Even though Leanne lived about a mile away she had rarely ridden the park. After almost a week on the trip, she felt more confident and adventurous riding there.
Top Of The World Trail
Whistler recently opened the Top of the World Trail to the general public. In 2003 a few friends and I wanted to go to the top but we needed a guide. Somehow it never worked out on that trip, but when I heard we were going to be able to finally do the trail I’d been waiting 9 years for, I gave myself a high five. After the initial gondola ride, one more chair takes you up the extra 1,091ft to the top. This was Kelli’s first time to the top too.
This is the scene at the entrance to Whistler’s Top of the World Alpine Trail.
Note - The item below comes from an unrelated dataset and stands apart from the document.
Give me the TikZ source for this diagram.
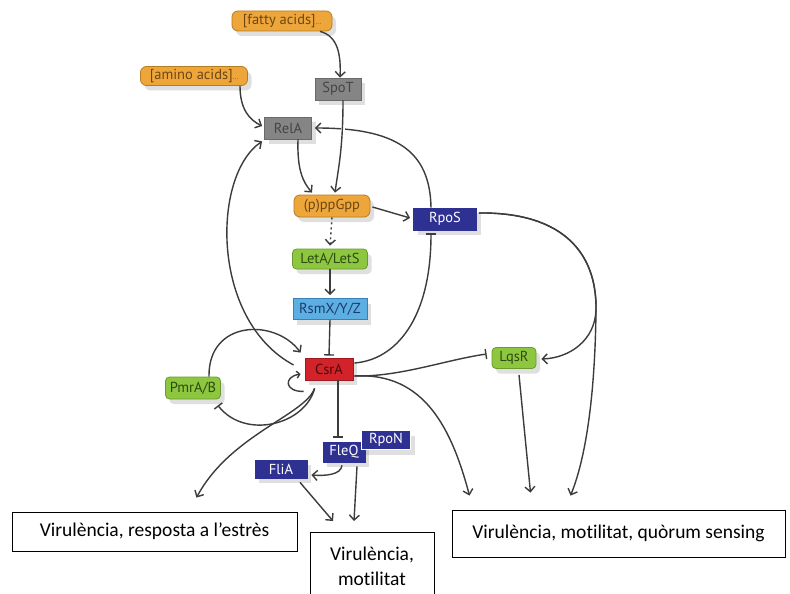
\documentclass[tikz,border=0pt]{standalone}
\usepackage{fontspec}
\setmainfont{Carlito}[Ligatures=NoCommon]
\newfontfamily\labfont{PT Sans}
\usetikzlibrary{arrows.meta,shadows,calc}
\definecolor{lncol}{HTML}{3C3C3C}
\definecolor{orfill}{HTML}{EEA63A}
\definecolor{ordraw}{HTML}{B57C22}
\definecolor{ortext}{HTML}{6A4814}
\definecolor{gyfill}{HTML}{858585}
\definecolor{gydraw}{HTML}{6A6A6A}
\definecolor{gytext}{HTML}{454545}
\definecolor{nvfill}{HTML}{2E3192}
\definecolor{grfill}{HTML}{8DC63F}
\definecolor{grdraw}{HTML}{6C9A2E}
\definecolor{grtext}{HTML}{2E4A12}
\definecolor{bufill}{HTML}{5BAFE2}
\definecolor{budraw}{HTML}{3B80B3}
\definecolor{butext}{HTML}{1E3A6A}
\definecolor{rdfill}{HTML}{D2232A}
\definecolor{rddraw}{HTML}{A01A20}
\definecolor{rdtext}{HTML}{4A0A0A}
\begin{document}
\begin{tikzpicture}[x=1pt,y=-1pt,
  ln/.style={draw=lncol, line width=1.4pt},
  act/.style={ln,-{Straight Barb[length=5pt,width=10pt]}},
  smallact/.style={ln,-{Straight Barb[length=3pt,width=7pt]}},
  inh/.style={ln,-{Bar[width=10pt]}},
  nd/.style={font=\labfont\fontsize{14.5}{15}\selectfont, inner sep=0pt, line width=0.8pt,
    drop shadow={shadow xshift=4pt,shadow yshift=-5pt,opacity=0.25}},
  orng/.style={nd, fill=orfill, draw=ordraw, text=ortext, rounded corners=6pt},
  gray/.style={nd, fill=gyfill, draw=gydraw, text=gytext},
  navy/.style={nd, fill=nvfill, draw=nvfill, text=white},
  grn/.style={nd, fill=grfill, draw=grdraw, text=grtext, rounded corners=4pt},
  blu/.style={nd, fill=bufill, draw=budraw, text=butext},
  redn/.style={nd, fill=rdfill, draw=rddraw, text=rdtext},
  outbox/.style={draw=black, line width=0.8pt, fill=white, inner sep=0pt,
    font=\fontsize{19.5}{25}\selectfont},
]
\useasboundingbox (0,0) rectangle (790,594);
\clip (0,0) rectangle (790,594);
\fill[white] (0,0) rectangle (790,594);

% nodes
\node[orng, minimum width=100pt, minimum height=20pt] (fatty) at (282,21) {[fatty acids]{\fontsize{7}{7}\selectfont ...}};
\node[orng, minimum width=107pt, minimum height=19pt] (amino) at (194,76) {[amino acids]{\fontsize{7}{7}\selectfont ...}};
\node[gray, minimum width=46pt, minimum height=22pt] (spot) at (338,89) {SpoT};
\node[gray, minimum width=47pt, minimum height=22pt] (rela) at (288,128) {RelA};
\node[orng, minimum width=76pt, minimum height=22pt] (ppgpp) at (332,206) {(p)ppGpp};
\node[navy, minimum width=63pt, minimum height=22pt] (rpos) at (445,219) {RpoS};
\node[grn, minimum width=75pt, minimum height=20pt] (leta) at (330,259) {LetA/LetS};
\node[blu, minimum width=74pt, minimum height=21pt] (rsm) at (330,309) {RsmX/Y/Z};
\node[redn, minimum width=48pt, minimum height=22pt] (csra) at (329,369) {CsrA};
\node[grn, minimum width=55pt, minimum height=22pt] (pmra) at (193,388) {PmrA/B};
\node[grn, minimum width=44pt, minimum height=21pt] (lqsr) at (514,358) {LqsR};
\node[navy, minimum width=42pt, minimum height=20pt] (fleq) at (344,452) {FleQ};
\node[navy, draw=white, minimum width=49pt, minimum height=19pt] (rpon) at (386,440) {RpoN};
\node[navy, minimum width=52pt, minimum height=18pt] (flia) at (281,469) {FliA};

\node[outbox, minimum width=285pt, minimum height=39pt] (box1) at (154.5,531.5) {Virulència, resposta a l’estrès};
\node[outbox, minimum width=124pt, minimum height=90pt, anchor=north] (box2) at (372,532) {};
\node[font=\fontsize{19.5}{25}\selectfont, align=center, inner sep=0pt] (box2t) at (372,566) {Virulència,\\motilitat};
\node[outbox, minimum width=333pt, minimum height=47pt] (box3) at (618.5,533.5) {Virulència, motilitat, quòrum sensing};

% connectors
\draw[act] ($(fatty.south)+(38,0)$) .. controls (338,36) and (341,55) .. ($(spot.north)+(2,0)$);
\draw[act] ($(amino.south)+(46,0)$) .. controls (240,110) and (250,120) .. ($(rela.west)+(-2,-2)$);
\draw[act] ($(rpos.north)+(-14,0)$) .. controls (430,150) and (395,128) .. ($(rela.east)+(3,0)$);
\draw[white, line width=4pt] (343,124) -- (343,132);
\draw[act] ($(spot.south)+(5,0)$) .. controls (343,150) and (338,170) .. ($(ppgpp.north)+(3,-2)$);
\draw[act] ($(rela.south)+(10,0)$) .. controls (297,170) and (303,182) .. ($(ppgpp.north)+(-20,-2)$);
\draw[act] ($(ppgpp.east)+(2,1)$) -- ($(rpos.west)+(-3,-1)$);
\draw[act, dash pattern=on 2pt off 3pt] (ppgpp.south) -- ($(leta.north)+(0,-3)$);
\draw[act] (leta.south) -- ($(rsm.north)+(0,-3)$);
\draw[inh] (rsm.south) -- ($(csra.north)+(0,-2)$);
\draw[inh] ($(csra.east)+(1,-6)$) .. controls (395,360) and (431,320) .. ($(rpos.south)+(-14,3)$);
\draw[act] ($(csra.west)+(-11,-4)$) .. controls (210,320) and (212,175) .. ($(rela.south west)+(-2,2)$);
\draw[act] ($(pmra.north)+(16,0)$) .. controls (208,320) and (275,318) .. ($(csra.north west)+(-4,-5)$);
\draw[smallact] ($(csra.south west)+(-1,11)$) .. controls (285,392) and (283,377) .. ($(csra.west)+(-4,5)$);
\draw[act] ($(csra.south west)+(10,8)$) .. controls (305,415) and (230,435) .. ($(box1.north)+(42,-14)$);
\draw[inh] ($(csra.south west)+(10,8)$) .. controls (305,425) and (245,440) .. ($(pmra.south east)+(-3,6)$);
\draw[inh] ($(csra.south)+(9,0)$) -- ($(fleq.north)+(-6,-4)$);
\draw[act] ($(fleq.south)+(-2,3)$) .. controls (341,475) and (325,476) .. ($(flia.east)+(4,6)$);
\draw[act] ($(fleq.south)+(13,4)$) -- ($(box2.north)+(-18,-11)$);
\draw[act] ($(flia.south)+(19,4)$) -- ($(box2.north)+(-39,-11)$);
\draw[act] ($(csra.east)+(1,7)$) .. controls (425,372) and (452,430) .. ($(box3.north)+(-149,-14)$);
\draw[inh] ($(csra.east)+(1,7)$) .. controls (400,377) and (445,360) .. ($(lqsr.west)+(-5,-4)$);
\draw[act] ($(rpos.east)+(2,-6)$) .. controls (565,212) and (597,255) .. (596,310) .. controls (595,340) and (570,358) .. ($(lqsr.east)+(5,1)$);
\draw[act] ($(rpos.east)+(2,-6)$) .. controls (565,212) and (597,255) .. (596,310) .. controls (595,400) and (585,460) .. ($(box3.north)+(-48,-14)$);
\draw[act] ($(lqsr.south)+(5,6)$) -- ($(box3.north)+(-88,-17)$);
\end{tikzpicture}
\end{document}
It seems stark and had less fanfare than I expected. That being said, as you drop in don’t get distracted by ‘The Tusk’ in the background because you’ll need to keep your eyes on the job at hand. It’s a steep entrance.
The TOTW trail starts steep, rocky and technical. You won’t drop in at high speed, unless you want a quick trip to the valley floor. From steep and technical the trail transitions to loamy alpine corners. The further down the mountain you go the more it starts to open up as you enter the fray of traditional bike park action.
One last ride for the group. It was a long but incredible week. Thanks to everyone involved!
“I,…loved Whistler. Again, the scenery was amazing - but it was more than that. It was the atmosphere of being in the Village, the excitement of Crankworx, not to mention the 5000 vertical feet of descent! It was the final ride of an incredible week with new friends. It was the culmination of all the new skills I’d been working on and the confidence I’d gained as a rider.” Leanne
Leanne on her final ride of the trip.